Irish default swaps surge to record on bank funding concerns
Published 08/09/2010 | 13:03
The cost of insuring against losses on Irish sovereign debt surged to a record on concern the Government will struggle to support the nation’s banks.
Investors are losing confidence in the ability of governments to absorb mounting costs from bank bailouts.
The Government is today discussing the future of nationalised Anglo Irish Bank, which last week said it needs about €25bn in state funding.
“The problems of Irish banks are seen as the problems of Ireland,” said Zoso Davies, a credit strategist at Barclays Capital in London.
“The market is focused on debt coming due at Irish banks and the impact this could have on the Irish government.”
Credit-default swaps on Ireland surged 21 basis points to a 402.5, surpassing a previous closing high of 396 in February 2009, according to data provider CMA.
Bank of Ireland and Allied Irish Banks, the country’s two biggest lenders, have €16.7bn of debt maturing this year, according to data compiled by Bloomberg.
Banks in Europe’s most indebted nations need to refinance $122bn of bonds this year.
Credit-default swaps on Anglo soared 58.5 basis points to 774.5, the highest level since March 2009.
Contracts on Allied Irish Bank jumped 29.5 basis points to 521.5 and Bank of Ireland increased 21 basis points to 409, CMA prices show.
The Government has told the European Commission it’s considering a number of options for Anglo including winding it down, retaining it in its current form and splitting it into “good” and “bad” parts.
Finance Minister Brian Lenihan said yesterday the Government will extend parts of its banking guarantee to help lenders tap international money markets.

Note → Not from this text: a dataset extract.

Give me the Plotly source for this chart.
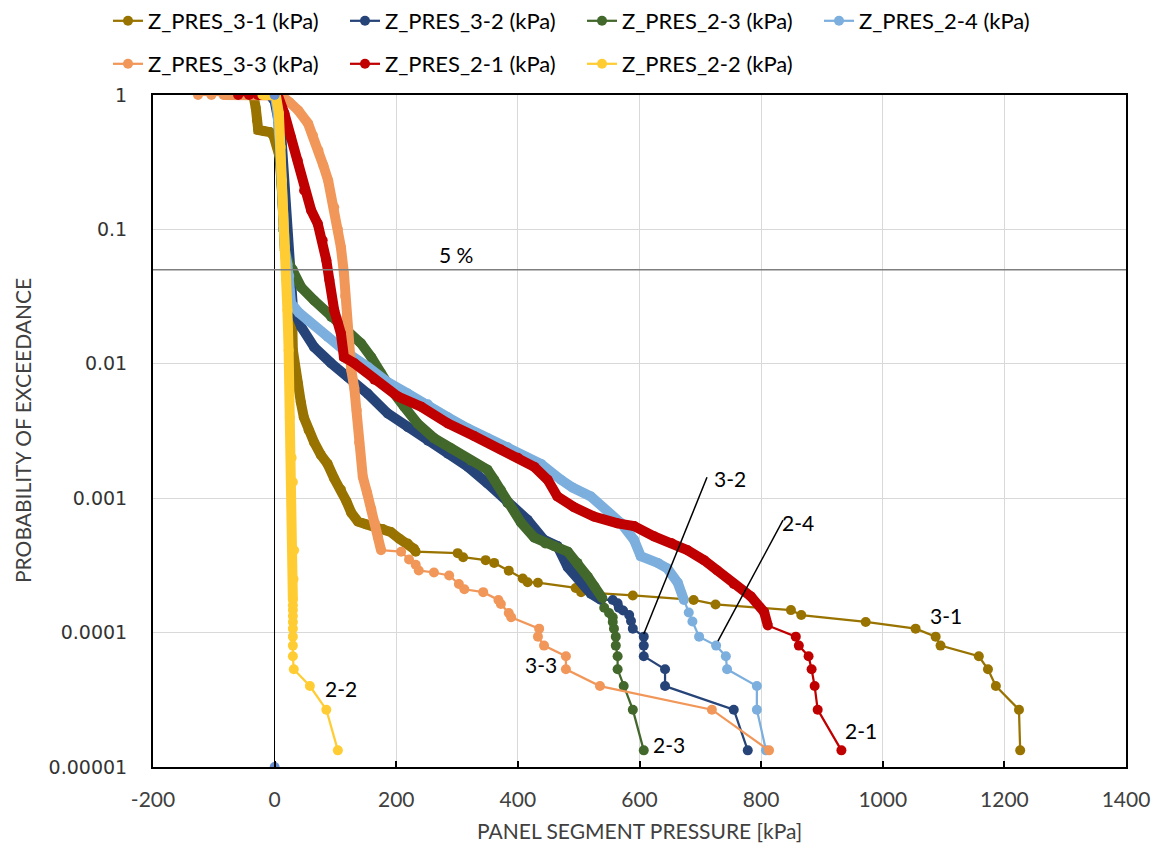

The spread between Irish 10-year bonds and the equivalent German bunds, Europe’s benchmark, has widened about 60 basis points since Standard & Poor’s downgraded the nation’s debt last month.
It was a record 379 basis points today, according to Bloomberg generic data.
Concerns about the Irish banking system helped drive indexes of credit-default swaps on European government and bank debt higher.
The Markit iTraxx SovX Western Europe Index of credit-default swaps linked to 15 governments climbed 2 basis points to 155, CMA prices show.
The Markit iTraxx Financial Index of swaps on the senior debt of 25 European banks and insurers jumped 7.5 basis points to 147, according to JPMorgan Chase & Co.
Markit’s sovereign benchmark, where Europe’s peripheral countries are more heavily represented, now exceeds the financial gauge by the most ever.
Swaps on Greece jumped 21.5 basis points to 916, Portugal climbed 11.5 basis points to 341.5, Italy increased 8 to 221 and Spain rose 8.5 to 244.5, CMA prices show.
The cost of insuring against default on European corporate bonds also increased as a decline in German exports added to concern the region’s economic recovery is slowing.
The Markit iTraxx Crossover Index of 50 companies with mostly high-yield credit ratings climbed 6 basis points to 506.5, and the Markit iTraxx Europe Index of 125 companies with investment-grade ratings rose 3 basis points to 113, according to JPMorgan.
A basis point on a credit-default swap contract protecting €10m of debt from default for five years is equivalent to 1,000 euros a year.
Credit-default swaps pay the buyer face value in exchange for the underlying securities or the cash equivalent should a company fail to adhere to its debt agreements.